-- START EXCERPTED DATA --
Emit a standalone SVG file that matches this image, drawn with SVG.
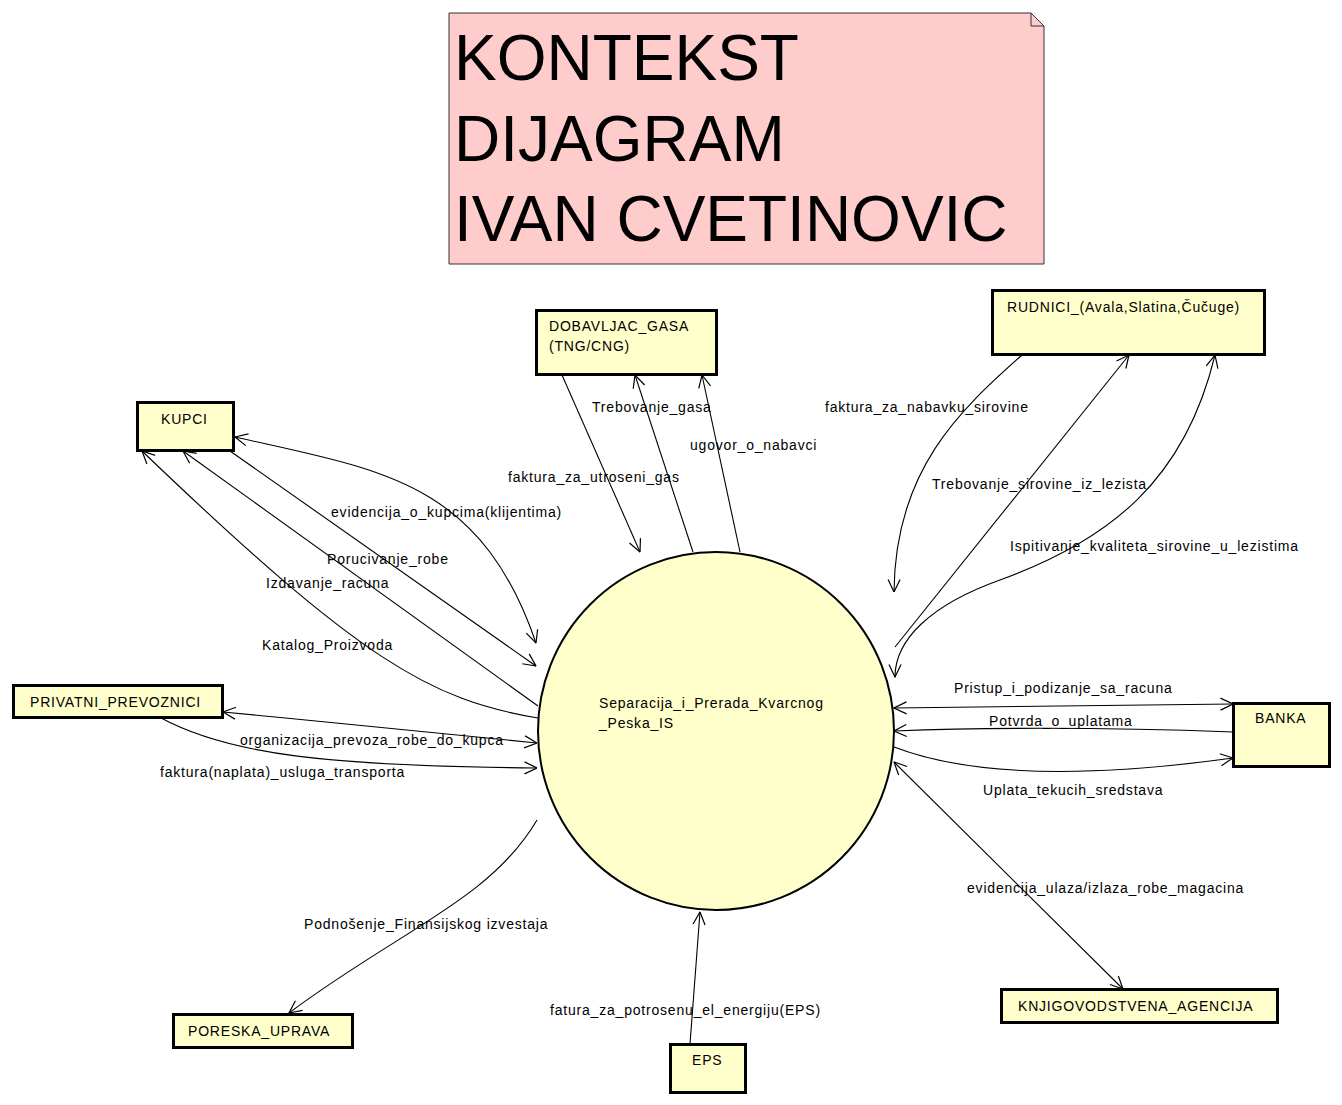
-- END EXCERPTED DATA --
-- START EXCERPTED DATA --
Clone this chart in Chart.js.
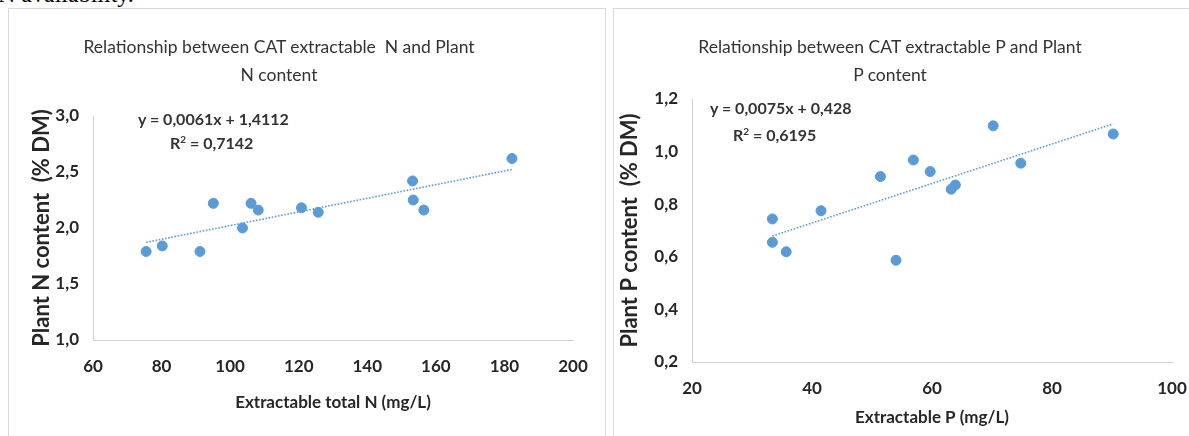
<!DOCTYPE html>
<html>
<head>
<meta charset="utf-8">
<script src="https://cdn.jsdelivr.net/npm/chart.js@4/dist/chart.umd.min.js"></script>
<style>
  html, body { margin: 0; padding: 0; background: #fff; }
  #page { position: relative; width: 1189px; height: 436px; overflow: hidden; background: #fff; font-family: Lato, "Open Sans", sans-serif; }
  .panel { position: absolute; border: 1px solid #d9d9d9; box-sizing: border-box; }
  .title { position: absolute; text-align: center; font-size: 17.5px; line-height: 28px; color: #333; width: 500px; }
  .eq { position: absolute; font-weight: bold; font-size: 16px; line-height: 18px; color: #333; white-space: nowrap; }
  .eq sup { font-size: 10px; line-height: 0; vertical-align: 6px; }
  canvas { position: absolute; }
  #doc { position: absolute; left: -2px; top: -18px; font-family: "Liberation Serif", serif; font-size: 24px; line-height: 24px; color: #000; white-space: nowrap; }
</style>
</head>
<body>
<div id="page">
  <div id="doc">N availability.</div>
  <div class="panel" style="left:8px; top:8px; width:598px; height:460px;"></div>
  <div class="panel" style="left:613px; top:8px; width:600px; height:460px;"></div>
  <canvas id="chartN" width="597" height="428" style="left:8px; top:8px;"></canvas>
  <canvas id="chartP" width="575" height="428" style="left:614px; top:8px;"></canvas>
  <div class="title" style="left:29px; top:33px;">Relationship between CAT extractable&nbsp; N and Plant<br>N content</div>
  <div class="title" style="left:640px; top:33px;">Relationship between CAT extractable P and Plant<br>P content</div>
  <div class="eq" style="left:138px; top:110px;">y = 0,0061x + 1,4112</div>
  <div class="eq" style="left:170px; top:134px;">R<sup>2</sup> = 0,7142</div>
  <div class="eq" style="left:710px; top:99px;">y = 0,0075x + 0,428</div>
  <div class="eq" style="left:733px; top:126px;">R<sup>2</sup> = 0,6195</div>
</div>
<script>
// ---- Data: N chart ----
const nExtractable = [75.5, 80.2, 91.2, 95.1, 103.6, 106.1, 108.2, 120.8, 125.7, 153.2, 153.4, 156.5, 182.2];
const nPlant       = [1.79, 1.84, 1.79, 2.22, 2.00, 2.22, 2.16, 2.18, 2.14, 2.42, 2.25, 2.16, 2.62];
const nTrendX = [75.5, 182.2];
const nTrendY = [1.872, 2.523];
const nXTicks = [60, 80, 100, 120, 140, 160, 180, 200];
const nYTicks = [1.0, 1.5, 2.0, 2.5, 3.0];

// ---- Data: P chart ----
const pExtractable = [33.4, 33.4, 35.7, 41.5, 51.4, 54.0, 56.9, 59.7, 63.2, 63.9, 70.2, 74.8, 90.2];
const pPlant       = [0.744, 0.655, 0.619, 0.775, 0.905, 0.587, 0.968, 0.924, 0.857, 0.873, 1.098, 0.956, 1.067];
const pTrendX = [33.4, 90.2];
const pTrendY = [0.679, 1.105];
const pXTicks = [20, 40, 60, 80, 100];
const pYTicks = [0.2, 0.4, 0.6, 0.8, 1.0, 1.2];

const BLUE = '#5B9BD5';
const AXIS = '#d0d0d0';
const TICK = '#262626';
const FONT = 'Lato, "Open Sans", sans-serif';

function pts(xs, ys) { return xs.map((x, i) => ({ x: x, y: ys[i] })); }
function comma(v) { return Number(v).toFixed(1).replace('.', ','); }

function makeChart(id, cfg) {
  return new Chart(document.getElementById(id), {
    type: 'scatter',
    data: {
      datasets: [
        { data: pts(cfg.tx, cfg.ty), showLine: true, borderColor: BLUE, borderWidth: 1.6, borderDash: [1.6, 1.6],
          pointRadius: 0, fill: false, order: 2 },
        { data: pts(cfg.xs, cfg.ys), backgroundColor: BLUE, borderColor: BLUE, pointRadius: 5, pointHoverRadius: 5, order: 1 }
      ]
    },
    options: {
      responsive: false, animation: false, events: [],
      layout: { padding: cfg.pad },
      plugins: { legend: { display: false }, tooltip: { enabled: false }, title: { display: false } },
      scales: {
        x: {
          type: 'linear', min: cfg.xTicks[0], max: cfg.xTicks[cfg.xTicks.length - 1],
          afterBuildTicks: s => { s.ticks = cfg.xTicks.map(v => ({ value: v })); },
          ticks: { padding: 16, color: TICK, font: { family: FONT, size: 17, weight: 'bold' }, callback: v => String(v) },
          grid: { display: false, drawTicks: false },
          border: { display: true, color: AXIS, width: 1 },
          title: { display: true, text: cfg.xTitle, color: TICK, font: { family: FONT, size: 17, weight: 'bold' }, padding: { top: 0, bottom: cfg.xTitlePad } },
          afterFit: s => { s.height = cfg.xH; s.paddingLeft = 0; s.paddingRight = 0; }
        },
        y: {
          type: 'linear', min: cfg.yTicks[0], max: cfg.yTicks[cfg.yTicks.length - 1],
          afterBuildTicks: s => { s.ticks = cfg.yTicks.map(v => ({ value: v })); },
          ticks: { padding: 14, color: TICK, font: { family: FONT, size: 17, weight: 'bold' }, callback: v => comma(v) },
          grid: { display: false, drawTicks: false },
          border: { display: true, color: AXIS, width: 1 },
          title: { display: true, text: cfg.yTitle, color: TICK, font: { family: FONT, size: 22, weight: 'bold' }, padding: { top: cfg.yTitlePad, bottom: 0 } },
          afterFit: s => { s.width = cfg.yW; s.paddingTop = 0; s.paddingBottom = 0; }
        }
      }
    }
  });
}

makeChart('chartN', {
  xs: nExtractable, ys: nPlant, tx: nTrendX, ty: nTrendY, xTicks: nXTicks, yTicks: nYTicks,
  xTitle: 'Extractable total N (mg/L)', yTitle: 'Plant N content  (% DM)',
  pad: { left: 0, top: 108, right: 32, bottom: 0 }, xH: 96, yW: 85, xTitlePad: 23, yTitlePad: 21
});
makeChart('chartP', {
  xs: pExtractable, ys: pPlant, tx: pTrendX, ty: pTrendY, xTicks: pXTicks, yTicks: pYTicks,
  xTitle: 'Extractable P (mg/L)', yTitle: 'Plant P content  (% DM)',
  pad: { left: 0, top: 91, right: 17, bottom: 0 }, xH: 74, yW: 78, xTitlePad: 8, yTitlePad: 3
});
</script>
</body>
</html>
-- END EXCERPTED DATA --
-- START EXCERPTED DATA --
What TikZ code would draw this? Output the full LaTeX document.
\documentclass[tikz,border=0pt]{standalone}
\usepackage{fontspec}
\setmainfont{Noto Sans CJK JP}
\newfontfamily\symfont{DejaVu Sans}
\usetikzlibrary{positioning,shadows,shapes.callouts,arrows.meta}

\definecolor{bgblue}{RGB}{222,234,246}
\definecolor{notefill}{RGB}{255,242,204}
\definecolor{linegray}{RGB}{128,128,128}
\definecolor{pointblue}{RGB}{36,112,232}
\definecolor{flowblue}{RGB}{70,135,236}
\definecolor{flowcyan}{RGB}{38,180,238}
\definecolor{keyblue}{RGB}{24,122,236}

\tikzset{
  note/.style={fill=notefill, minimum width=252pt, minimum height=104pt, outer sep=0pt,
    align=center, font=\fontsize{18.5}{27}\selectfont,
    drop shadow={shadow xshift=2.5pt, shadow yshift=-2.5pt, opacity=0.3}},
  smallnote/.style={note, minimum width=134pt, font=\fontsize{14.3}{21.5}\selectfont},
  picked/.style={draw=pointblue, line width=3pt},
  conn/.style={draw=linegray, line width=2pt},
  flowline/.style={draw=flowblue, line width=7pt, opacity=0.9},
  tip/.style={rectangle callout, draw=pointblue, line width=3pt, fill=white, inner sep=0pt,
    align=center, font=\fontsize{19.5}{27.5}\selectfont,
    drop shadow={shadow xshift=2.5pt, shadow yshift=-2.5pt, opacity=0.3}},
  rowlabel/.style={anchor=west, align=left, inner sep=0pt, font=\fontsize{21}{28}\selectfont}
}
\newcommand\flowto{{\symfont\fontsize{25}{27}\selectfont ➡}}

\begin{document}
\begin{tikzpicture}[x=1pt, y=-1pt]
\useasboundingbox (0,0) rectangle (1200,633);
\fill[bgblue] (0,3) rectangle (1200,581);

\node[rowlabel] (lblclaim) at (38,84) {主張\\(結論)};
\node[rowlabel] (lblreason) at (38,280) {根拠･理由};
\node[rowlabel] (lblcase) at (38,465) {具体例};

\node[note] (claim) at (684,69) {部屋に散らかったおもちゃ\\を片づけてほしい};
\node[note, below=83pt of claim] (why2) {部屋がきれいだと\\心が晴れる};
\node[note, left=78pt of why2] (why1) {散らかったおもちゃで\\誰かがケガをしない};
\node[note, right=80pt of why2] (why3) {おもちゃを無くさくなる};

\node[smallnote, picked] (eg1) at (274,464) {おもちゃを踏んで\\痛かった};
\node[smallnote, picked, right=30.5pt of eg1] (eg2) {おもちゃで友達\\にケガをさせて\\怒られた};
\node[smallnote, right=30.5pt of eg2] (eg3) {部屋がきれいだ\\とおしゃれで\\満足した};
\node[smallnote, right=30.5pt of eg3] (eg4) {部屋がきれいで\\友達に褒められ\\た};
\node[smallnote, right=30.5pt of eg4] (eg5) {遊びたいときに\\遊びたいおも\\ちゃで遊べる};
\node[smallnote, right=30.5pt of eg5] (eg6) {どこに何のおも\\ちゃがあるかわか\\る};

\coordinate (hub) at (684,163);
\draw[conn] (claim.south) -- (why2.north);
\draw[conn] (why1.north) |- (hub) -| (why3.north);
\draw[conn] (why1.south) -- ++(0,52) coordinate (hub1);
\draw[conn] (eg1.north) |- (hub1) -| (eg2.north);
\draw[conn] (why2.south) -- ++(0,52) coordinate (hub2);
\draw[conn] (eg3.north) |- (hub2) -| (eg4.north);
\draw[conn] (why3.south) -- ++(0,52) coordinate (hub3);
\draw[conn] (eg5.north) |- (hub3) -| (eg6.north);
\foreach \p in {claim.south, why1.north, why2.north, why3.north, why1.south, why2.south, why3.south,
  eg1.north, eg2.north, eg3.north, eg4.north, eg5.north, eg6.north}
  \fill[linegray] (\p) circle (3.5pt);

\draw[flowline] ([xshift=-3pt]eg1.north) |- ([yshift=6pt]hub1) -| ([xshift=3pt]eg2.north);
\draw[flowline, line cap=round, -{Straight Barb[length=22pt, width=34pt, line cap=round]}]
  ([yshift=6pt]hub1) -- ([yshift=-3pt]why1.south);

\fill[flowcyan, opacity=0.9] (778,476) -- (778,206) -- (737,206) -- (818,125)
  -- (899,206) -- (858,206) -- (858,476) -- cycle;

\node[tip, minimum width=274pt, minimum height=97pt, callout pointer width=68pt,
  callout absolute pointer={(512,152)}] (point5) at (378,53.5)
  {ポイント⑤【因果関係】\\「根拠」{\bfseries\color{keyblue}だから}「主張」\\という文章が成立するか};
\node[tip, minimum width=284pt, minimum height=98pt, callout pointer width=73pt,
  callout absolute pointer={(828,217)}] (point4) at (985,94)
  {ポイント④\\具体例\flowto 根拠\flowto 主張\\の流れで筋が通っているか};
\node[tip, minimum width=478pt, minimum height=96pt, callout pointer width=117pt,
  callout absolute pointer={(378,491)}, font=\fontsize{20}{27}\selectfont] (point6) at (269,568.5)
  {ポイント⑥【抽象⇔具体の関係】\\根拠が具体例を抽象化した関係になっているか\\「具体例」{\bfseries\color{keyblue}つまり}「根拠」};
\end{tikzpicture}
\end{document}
-- END EXCERPTED DATA --
TASK - Gather each line in these records that contains the string "this".

ANSWER TO THE PROBLEM -
Emit a standalone SVG file that matches this image, drawn with SVG.
Clone this chart in Chart.js.
What TikZ code would draw this? Output the full LaTeX document.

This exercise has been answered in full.